These New Puritans lançam álbum que mistura o clássico e o moderno em “Crooked Wing”

These New Puritans lançam álbum que mistura o clássico e o moderno em “Crooked Wing”

O grupo britânico These New Puritans segue desafiando convenções e ampliando os limites da música alternativa com o lançamento de seu quinto álbum de estúdio, Crooked Wing. Com uma trajetória marcada por experimentações sonoras, a banda retorna às atmosferas neoclássicas exploradas em Field of Reeds (2013), após flertar com o art pop berlinense em Inside the Rose (2019). Produzido novamente com o apoio de Graham Sutton — ex-integrante da banda Bark Psychosis e presença constante no universo dos New Puritans —, o novo projeto mergulha em arranjos orquestrais sofisticados que remetem tanto a Benjamin Britten quanto a Steve Reich, evidenciando o compromisso da banda com uma estética própria, moderna e desprovida de nostalgia.

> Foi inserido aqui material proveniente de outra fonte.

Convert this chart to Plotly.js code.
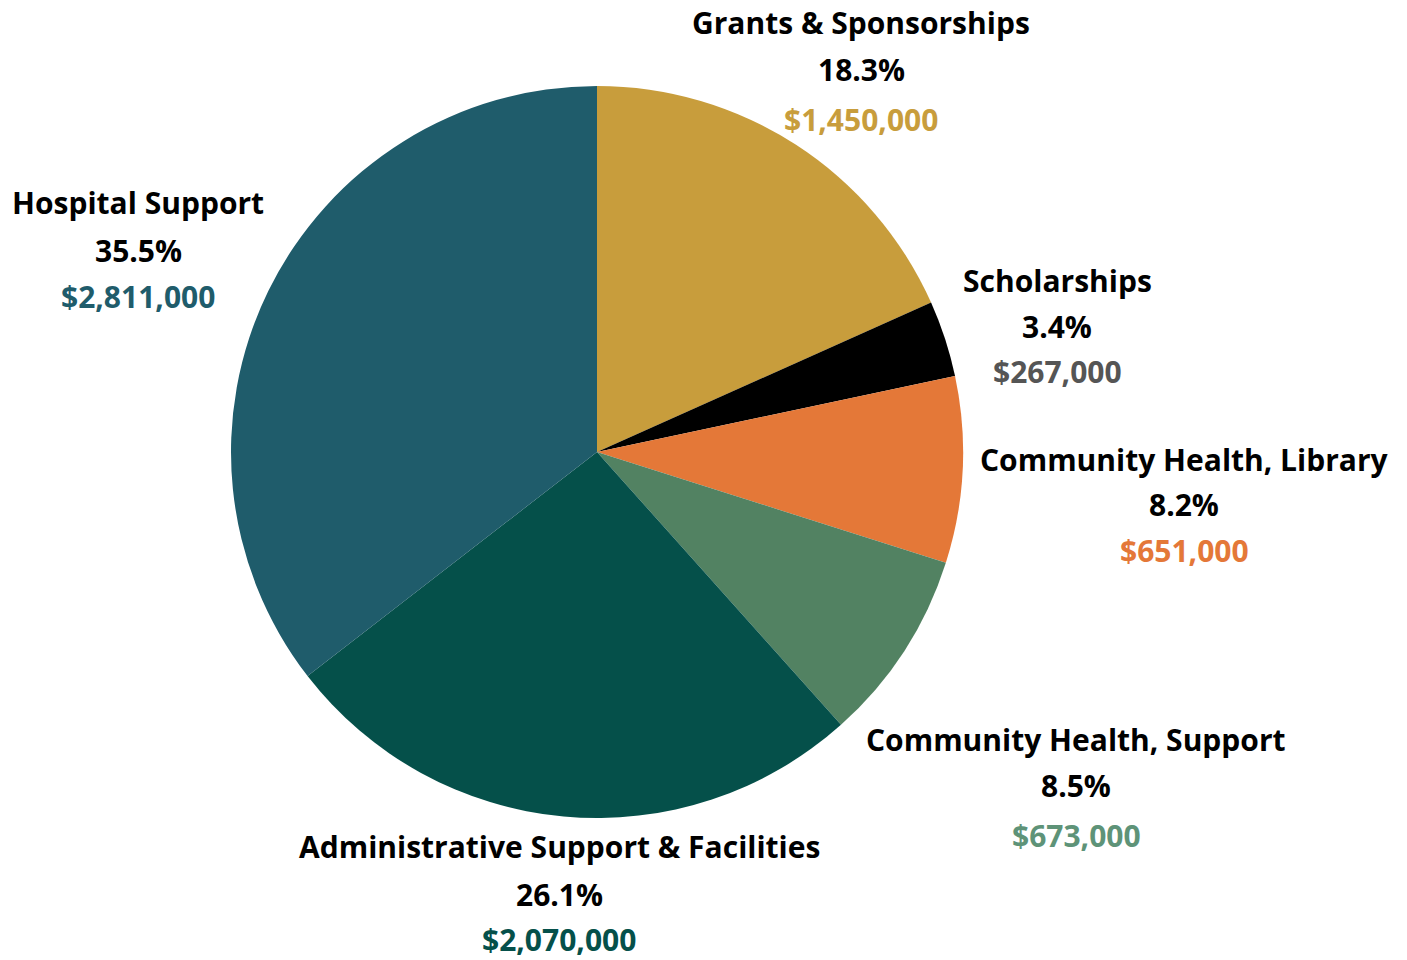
<!DOCTYPE html>
<html><head><meta charset="utf-8">
<script src="https://cdn.plot.ly/plotly-3.0.1.min.js"></script>
<style>html,body{margin:0;padding:0;background:#fff}#chart{width:1407px;height:960px}</style>
</head><body><div id="chart"></div>
<script>
const categories = ["Grants & Sponsorships","Scholarships","Community Health, Library","Community Health, Support","Administrative Support & Facilities","Hospital Support"];
const amounts = [1450000, 267000, 651000, 673000, 2070000, 2811000];
const sliceColors = ["#C89D3C","#000000","#E47838","#528262","#05504A","#1F5C6B"];
const amountColors = ["#C89D3C","#555555","#E47838","#5E9378","#05504A","#1F5C6B"];
// label block centers (pixels) — layout only
const labelPos = [[861,22],[1057,280],[1184,459],[1076,739],[559,846],[138,203]];
const lineGaps = [[0,48,97],[0,46,92],[0,45,91],[0,46,96],[0,48,93],[0,47,93]];

const W = 1407, H = 960;
const total = amounts.reduce((a,b)=>a+b,0);
const fmt = v => "$" + v.toLocaleString("en-US");
const annotations = [];
const font = {family:"'Open Sans', Lato, sans-serif", size:30, weight:700};
categories.forEach((c,i)=>{
  const [px,py] = labelPos[i];
  const lines = [
    {t:c, col:"#000000"},
    {t:(amounts[i]/total*100).toFixed(1)+"%", col:"#000000"},
    {t:fmt(amounts[i]), col:amountColors[i]}
  ];
  lines.forEach((l,j)=>{
    annotations.push({x:px/W, y:1-(py+lineGaps[i][j])/H, xref:"paper", yref:"paper",
      text:l.t, showarrow:false, xanchor:"center", yanchor:"middle",
      font:Object.assign({}, font, {color:l.col})});
  });
});

const trace = {
  type:"pie", labels:categories, values:amounts, sort:false, direction:"clockwise", rotation:0,
  marker:{colors:sliceColors, line:{width:0}}, textinfo:"none", hoverinfo:"label+value+percent",
  domain:{x:[(597-366)/W,(597+366)/W], y:[1-818/H,1-86/H]}
};
Plotly.newPlot("chart",[trace],{
  width:W, height:H, margin:{l:0,r:0,t:0,b:0}, showlegend:false,
  paper_bgcolor:"#fff", annotations:annotations, font:font
},{displayModeBar:false});
</script></body></html>
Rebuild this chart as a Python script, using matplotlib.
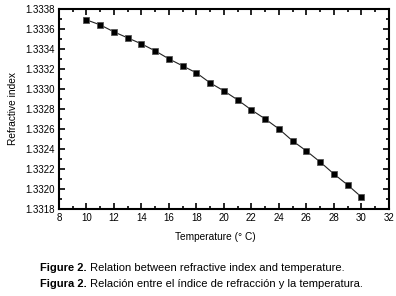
import matplotlib
matplotlib.use("Agg")
import matplotlib.pyplot as plt
from matplotlib.ticker import MultipleLocator, FormatStrFormatter

plt.rcParams['font.family'] = ['Liberation Sans Narrow', 'Liberation Sans', 'DejaVu Sans']

# data
temperature = [10, 11, 12, 13, 14, 15, 16, 17, 18, 19, 20,
               21, 22, 23, 24, 25, 26, 27, 28, 29, 30]
refr_index = [1.33369, 1.33364, 1.33357, 1.33351, 1.33345, 1.33338, 1.33330,
              1.33323, 1.33316, 1.33306, 1.33298, 1.33289, 1.33279, 1.33270,
              1.33260, 1.33248, 1.33238, 1.33227, 1.33215, 1.33204, 1.33192]

fig = plt.figure(figsize=(3.96, 2.96), dpi=100)
ax = fig.add_axes([0.149, 0.294, 0.833, 0.676])

ax.plot(temperature, refr_index, color='#222222', lw=0.8, marker='s',
        markersize=5, markerfacecolor='black', markeredgecolor='#555555',
        markeredgewidth=0.6)

ax.set_xlim(8, 32)
ax.set_ylim(1.3318, 1.3338)
ax.xaxis.set_major_locator(MultipleLocator(2))
ax.xaxis.set_minor_locator(MultipleLocator(1))
ax.yaxis.set_major_locator(MultipleLocator(0.0002))
ax.yaxis.set_minor_locator(MultipleLocator(0.0001))
ax.yaxis.set_major_formatter(FormatStrFormatter('%.4f'))

ax.tick_params(which='both', direction='in', top=True, right=True,
               labelsize=7, width=1.2, pad=3)
ax.tick_params(which='major', length=4)
ax.tick_params(which='minor', length=2)
for s in ax.spines.values():
    s.set_linewidth(1.5)

ax.set_xlabel('Temperature (° C)', fontsize=7.3, labelpad=3)
ax.xaxis.set_label_coords(0.473, -0.115)
ax.set_ylabel('Refractive index', fontsize=7.3, labelpad=5)

# caption below the chart
cap_font = ['Liberation Sans', 'DejaVu Sans']
t1 = fig.text(0.101, 0.086, 'Figure 2.', fontsize=8, fontweight='bold',
              family=cap_font)
ax.annotate(' Relation between refractive index and temperature.', xy=(1, 0),
            xycoords=t1, va='bottom', fontsize=8, family=cap_font)
t2 = fig.text(0.101, 0.032, 'Figura 2.', fontsize=8, fontweight='bold',
              family=cap_font)
ax.annotate(' Relación entre el índice de refracción y la temperatura.', xy=(1, 0),
            xycoords=t2, va='bottom', fontsize=8, family=cap_font)

fig.savefig('out.png', dpi=100)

Os instrumentos utilizados — sinos, piano, órgão de tubos, glockenspiel e metais — parecem pertencer a outras eras, mas são conduzidos com uma visão atual. O álbum é uma espécie de colapso temporal, onde o passado e o presente se fundem para criar algo atemporal. Essa fusão também se reflete na escolha dos colaboradores. Entre os convidados estão Caroline Polachek, que canta ao lado de Jack Barnett na faixa principal “Industrial Love Song”, e o ator Alexander Skarsgård, que participa do videoclipe de “A Season in Hell”.

No entanto, a presença de celebridades não se sobrepõe à proposta artística do grupo. O disco também conta com a soprano canadense Patricia Auchterlonie, o experiente contrabaixista Chris Laurence e Alex Miller, jovem integrante de 10 anos do coral Southend Boys Choir. A voz de Miller, simultaneamente frágil e poderosa, abre e encerra o álbum, acompanhada por um órgão gravado na igreja de St Mary’s and All Saints, em Stambridge — o mesmo tocado anos atrás pelo avô dos irmãos Barnett.

Em entrevista à Vogue, Skarsgård brincou sobre a colaboração: “Ultimamente, venho sentindo vontade de fazer algo leve e divertido, que toda a família possa assistir.” Ainda que dita em tom de piada, a fala contrasta com a densidade sonora e lírica de Crooked Wing. Embora não seja um álbum sombrio ou inacessível, ele carrega um peso poético e filosófico que o afasta da leveza pop. As composições dos Barnetts são belas sem serem necessariamente agradáveis — mais próximas da imponência de uma costa ventosa ou de um iceberg do que de melodias açucaradas.

Faixas como “I’m Already Here” apresentam um lirismo elevado, com vozes soprano e toques suaves de flugelhorn e trompa, irradiando uma espiritualidade serena. Em “Bells”, destaca-se o domínio da técnica minimalista: pianos e sinos formam pulsos que se entrelaçam, mudando sutilmente o rumo da faixa até culminar em uma entrada grandiosa da voz de Jack sobre um arranjo de glockenspiel e vibrafone.

Mas a beleza, para os New Puritans, deve coexistir com a feiura e a violência. “Wild Fields (I Don’t Want To)” traz um clima de queda e penitência, com percussão pesada e baixos ameaçadores. Já “A Season in Hell” ecoa a intensidade de “We Want War”, com melodia giratória ao som de órgão, batidas cortantes de caixa e vocais que evocam brutalidade medieval. Jack compara a música à série de gravuras Prisões Imaginárias, do arquiteto italiano Piranesi, que retratam o sofrimento humano de forma grandiosa e fantástica — uma visão do passado que ressoa com desconforto na atualidade.

Em termos vocais, Jack Barnett nunca esteve tão expressivo. Antes visto como um vocalista contido, hoje sua voz apresenta nuances mais suaves e profundas, ainda que mantenha um toque cru e humano ao alcançar notas altas. As letras do álbum são carregadas de simbolismos e referências à natureza, com menções a rios, oceanos, câmaras subterrâneas e campos nevados. Em outros momentos, surgem imagens religiosas, como o paraíso deserto de “I’m Already Here” ou o “anjo de asas ensanguentadas” da faixa-título. Mesmo lidas isoladamente, as letras mantêm um ar enigmático, como códigos à espera de decifração.

Crooked Wing é, assim, mais uma prova de que These New Puritans seguem fiéis à sua busca por autenticidade artística, entre o clássico e o contemporâneo, entre o sagrado e o brutal — desafiando os ouvintes a mergulharem em um universo sonoro que exige atenção, mas recompensa com profundidade e beleza singular.